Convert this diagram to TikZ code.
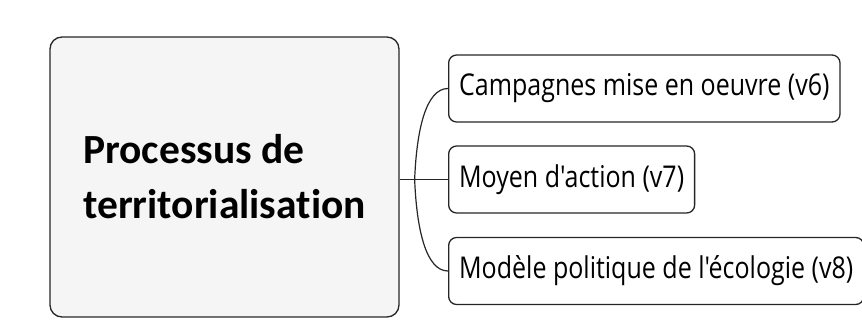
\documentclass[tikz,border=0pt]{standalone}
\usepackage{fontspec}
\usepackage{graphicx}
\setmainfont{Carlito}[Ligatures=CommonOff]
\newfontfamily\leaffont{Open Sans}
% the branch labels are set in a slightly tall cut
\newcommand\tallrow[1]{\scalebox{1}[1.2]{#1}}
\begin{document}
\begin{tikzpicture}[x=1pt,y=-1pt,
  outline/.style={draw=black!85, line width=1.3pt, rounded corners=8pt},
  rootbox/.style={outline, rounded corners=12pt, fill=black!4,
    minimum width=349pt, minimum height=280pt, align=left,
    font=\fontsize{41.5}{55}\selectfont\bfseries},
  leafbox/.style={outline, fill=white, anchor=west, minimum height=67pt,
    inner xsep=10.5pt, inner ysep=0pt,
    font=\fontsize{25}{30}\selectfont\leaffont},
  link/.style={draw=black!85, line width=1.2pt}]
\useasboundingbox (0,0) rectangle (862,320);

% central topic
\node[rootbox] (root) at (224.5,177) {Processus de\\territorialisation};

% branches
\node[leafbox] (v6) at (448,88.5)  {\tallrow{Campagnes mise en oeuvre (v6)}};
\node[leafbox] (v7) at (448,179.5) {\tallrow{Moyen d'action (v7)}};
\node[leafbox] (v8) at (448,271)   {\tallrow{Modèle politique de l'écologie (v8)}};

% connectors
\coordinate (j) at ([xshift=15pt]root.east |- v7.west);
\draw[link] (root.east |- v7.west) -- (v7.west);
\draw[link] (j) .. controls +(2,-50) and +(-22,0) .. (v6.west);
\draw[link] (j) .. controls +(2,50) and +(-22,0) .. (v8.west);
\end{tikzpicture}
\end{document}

##############################

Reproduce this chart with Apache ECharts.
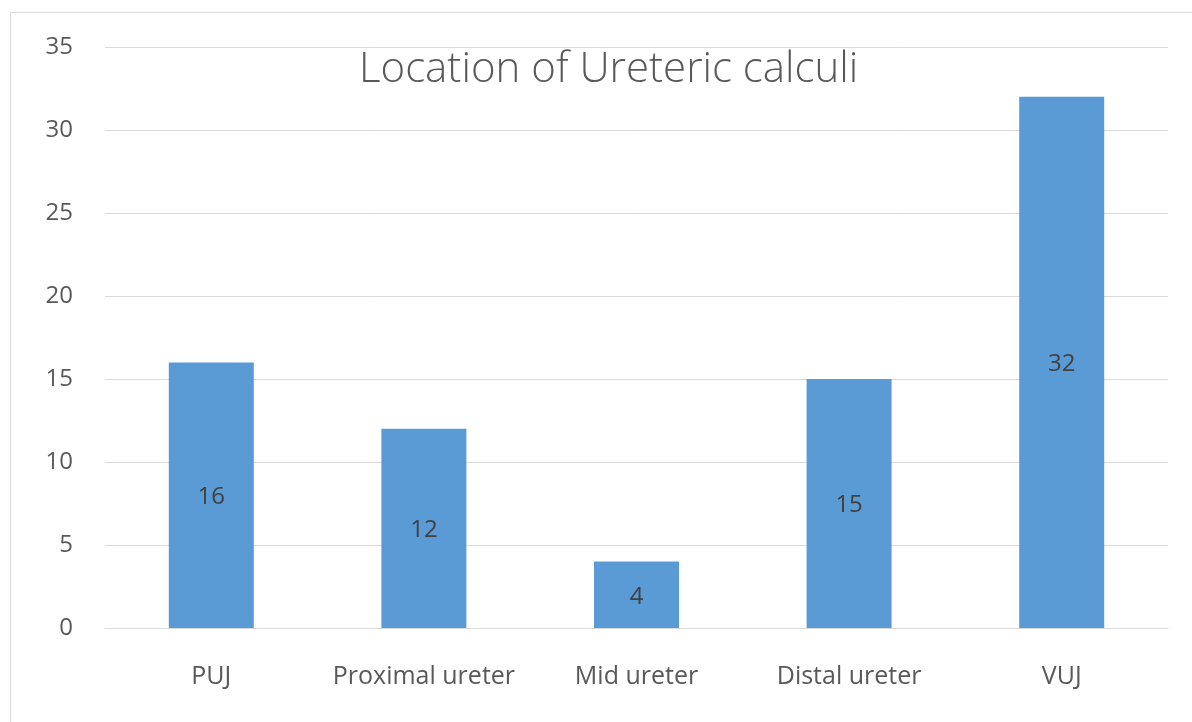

##############################

What to produce -
For the entries shown above, give the number of lines that include the word "this", without any other text.

Written solution -
2